The town itself is on a flat bit by the lake, with the two colleges - Cornell and Ithaca, on the plateau above the town. Cornell is divided by two deep gorges, (students occasionally suicide spectacularly by jumping off the suspension bridge into the deepest one - it's called 'gorging out'!). The river runs down through the town and into the lake, and there is an impressive waterfall halfway down called Ithaca Falls.

Other falls we saw in the area include the absolutely spectacular Taughannock Falls, taller than Niagara, actually the tallest US falls east of the Mississippi.

The area is also a wine growing region, mainly whites. They try reds, but they are pretty awful. They do very good Riesling, Sauvignon Blanc, are variety they call Vidal (the French St Emillon grape) and a pretty fine Gewürztraminer. We tasted about five wineries. Tasting fees are much better than California, $2 - $3, the operations are a lot less commercialised, and the wines are surprisingly good. Better I felt than the Californian whites. We had  a party of four, one of Lance's colleagues, a law lecturer from Brazil called Anna joined us too. A great time.

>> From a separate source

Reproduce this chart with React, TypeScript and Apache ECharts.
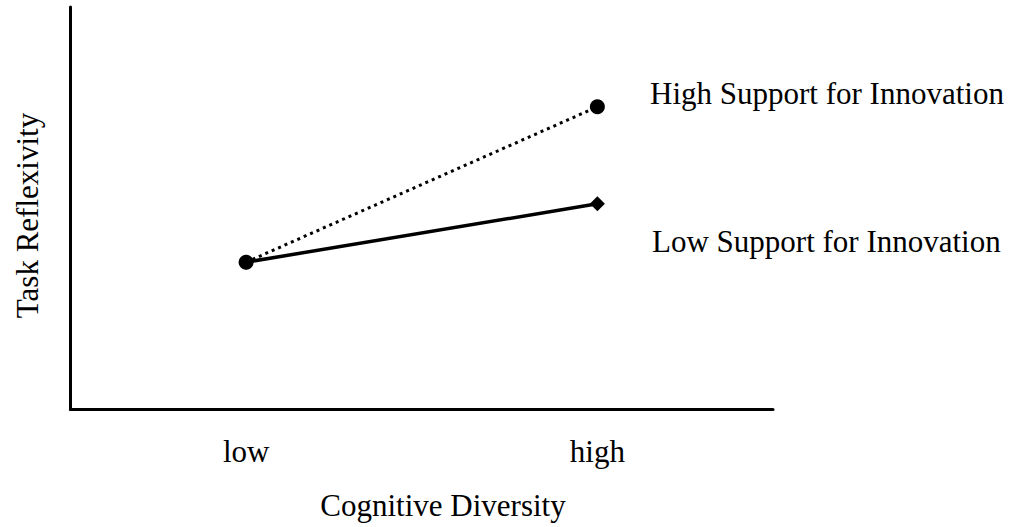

Finished up for dinner at Dario's Heuriger on the shores of Lake Seneca. Dario is Viennese and he has reproduced a slightly tarted up Viennese traditional menu. I was introduced, we nattered away in German for awhile, compared sauerkraut and Liptauer cheese recipes, (he actually wrote mine down), and ate very well. Appetisers of Liptauer cheese, horseradish and beetroot, cucumber with dill, pumpkin seed oil with caraway, celery remoulade, schorzena salad ( a root vegetable I  have only ever eaten or even seen in southern Germany, where it is called Schwarzwurzel or blackroot, It is like a squiggly small black carrot that is white when peeled), and potato goulash. My main course was Farmer' Plate (Bauernschmauss) a serve of sauerkraut, bread dumpling, knackwurst, smoked pork loin, and roasted pork shank. We shared a delicious vanilla - cinnamon bread and butter pudding and a slice of Linzer Torte (Austrian rich raspberry cake) for desert, and drank locally brewed wheat beer with the meal. Fantastic repast. Superb German food. Made me feel echt gemuetlich.